Quoting Lawrence “At a home like this, it’s nice and cozy — you, the Mrs., the kids and Spot the dog….and a big operations department to handle everything from the landscaping and water management to desert critter care to the team of housekeepers and cooks. Reminds me of living in a museum.
And don’t forget not to put your feet on the ottoman — it’s a $100,000 ottoman.”
There is no big operations department at Campbell Cliffs. There is a permanent staff of two–a house manager and his wife. A housekeeper does come 5 days a week to clean and landscapers come once a week for about three hours. No cooks. Oh, and you certainly may put your feet on the ottoman.
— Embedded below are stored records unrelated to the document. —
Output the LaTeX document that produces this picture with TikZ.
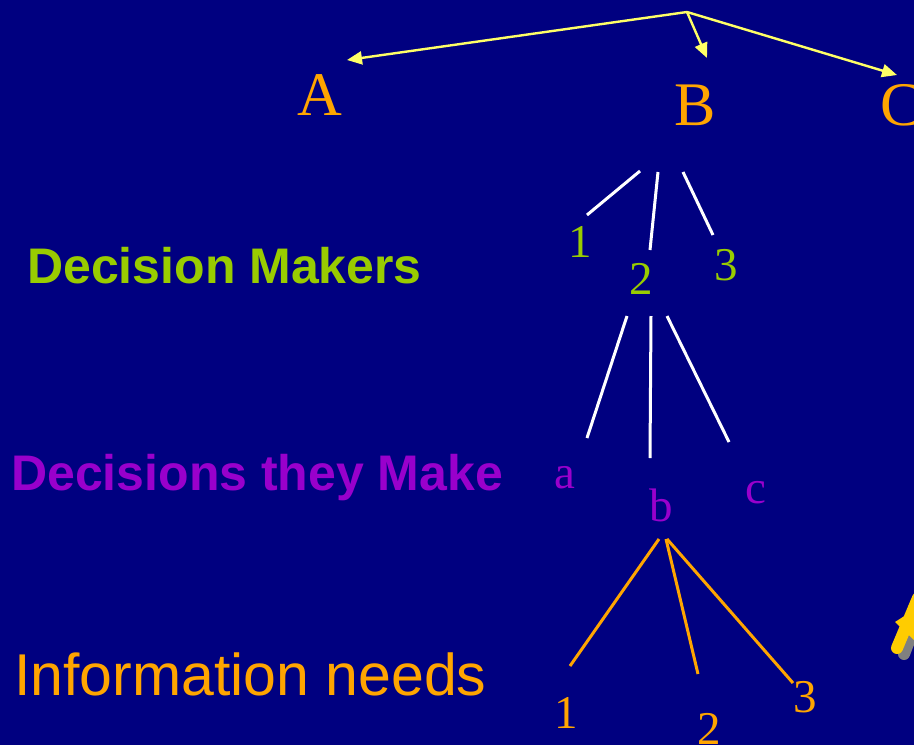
\documentclass[tikz,border=0pt]{standalone}
\usepackage{fontspec}
\setmainfont{Liberation Serif}
\setsansfont{Liberation Sans}
\usetikzlibrary{arrows.meta}
\definecolor{navy}{RGB}{0,0,128}
\definecolor{lborange}{RGB}{255,165,0}
\definecolor{lbgreen}{RGB}{153,204,0}
\definecolor{lbpurple}{RGB}{153,0,204}
\definecolor{lbyellow}{RGB}{255,255,102}
\definecolor{clipyellow}{RGB}{255,204,0}
\tikzset{
  big/.style={inner sep=0pt, text=lborange, font=\fontsize{62}{62}\selectfont},
  small/.style={inner sep=0pt, font=\fontsize{47}{47}\selectfont},
  heading/.style={inner sep=0pt, anchor=base west, font=\sffamily\bfseries\fontsize{50}{50}\selectfont},
  yarrow/.style={draw=lbyellow, line width=2.4pt, -{Triangle[length=15pt,width=13pt]}},
  wline/.style={draw=white, line width=3pt},
  oline/.style={draw=lborange, line width=3pt},
}
\begin{document}
\begin{tikzpicture}[x=1pt,y=-1pt]
\fill[navy] (0,0) rectangle (914,745);
\useasboundingbox (0,0) rectangle (914,745);
\begin{scope}
\clip (0,0) rectangle (914,745);
% top letters
\node[big] (A) at (320,95) {A};
\node[big] (B) at (695,105) {B};
\node[big, anchor=west] (C) at (880,105) {C};
\coordinate (top) at (687,12);
\coordinate (tA) at (347,60);
\coordinate (tB) at (707,58);
\coordinate (tC) at (897,75);
\draw[yarrow] (top) -- (tA);
\draw[yarrow] (top) -- (tB);
\draw[yarrow] (top) -- (tC);
% level 1
\node[small, text=lbgreen] (g1) at (580,242) {1};
\node[small, text=lbgreen] (g2) at (641,279) {2};
\node[small, text=lbgreen] (g3) at (726,265) {3};
\coordinate (w1s) at (640,171); \coordinate (w1e) at (587,215);
\coordinate (w2s) at (658,172); \coordinate (w2e) at (650,250);
\coordinate (w3s) at (683,172); \coordinate (w3e) at (713,235);
\draw[wline] (w1s) -- (w1e);
\draw[wline] (w2s) -- (w2e);
\draw[wline] (w3s) -- (w3e);
% level 2
\node[small, text=lbpurple] (pa) at (565,478) {a};
\node[small, text=lbpurple] (pb) at (661,505) {b};
\node[small, text=lbpurple] (pc) at (756,493) {c};
\coordinate (w4s) at (627,316); \coordinate (w4e) at (587,438);
\coordinate (w5s) at (651,316); \coordinate (w5e) at (650,458);
\coordinate (w6s) at (667,316); \coordinate (w6e) at (729,442);
\draw[wline] (w4s) -- (w4e);
\draw[wline] (w5s) -- (w5e);
\draw[wline] (w6s) -- (w6e);
% level 3
\node[small, text=lborange] (o1) at (566,713) {1};
\node[small, text=lborange] (o2) at (709,729) {2};
\node[small, text=lborange] (o3) at (805,697) {3};
\coordinate (o1s) at (659,539); \coordinate (o1e) at (570,666);
\coordinate (o2s) at (666,539); \coordinate (o2e) at (698,674);
\coordinate (o3s) at (667,539); \coordinate (o3e) at (793,683);
\draw[oline] (o1s) -- (o1e);
\draw[oline] (o2s) -- (o2e);
\draw[oline] (o3s) -- (o3e);
% headings
\node[heading, text=lbgreen] (h1) at (27,283) {Decision Makers};
\node[heading, text=lbpurple] (h2) at (11,490) {Decisions they Make};
\node[inner sep=0pt, anchor=base west, text=lborange, font=\sffamily\fontsize{59}{59}\selectfont] (h3) at (14,695) {Information needs};
% clipart fragment
\draw[gray, line width=12pt, line cap=round] (904,654) -- (918,618);
\draw[clipyellow, line width=12pt, line cap=round] (897,648) -- (918,598);
\fill[clipyellow] (895,622) -- (906,615) -- (914,600) -- (914,640) -- cycle;
\end{scope}
\end{tikzpicture}
\end{document}
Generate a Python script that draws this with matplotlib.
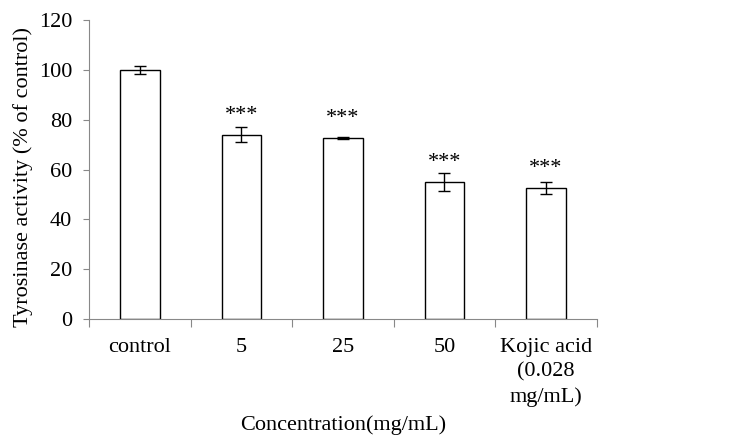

Again quoting Lawrence” Ultimately, the lead-gen process, though tedious, worked. Several qualified respondents took tours of the home. One even flew into town on his company’s private jet shortly after making a telephone inquiry.”
The last sentence is true. ONE potential buyer came to tour the home.
I want to correct these inaccuracies, not to diminish was Anjelina did which was very forward thinking but because the inaccuracies are, well…inaccurate.
I am Martha Briggs/Long Realty Co. the listing agent for Campbell Cliffs
Lawrence Bernstein says
I hope all is well with you!
Thanks for taking the time to clarify your position on this.
Anjelina and I will look over your post together.
David Yacobucci says
Fantastic case study Lawrence. It was as enjoyable to read as it was informative… an entire marketing lesson in less than 250 words. Keep up the outstanding work.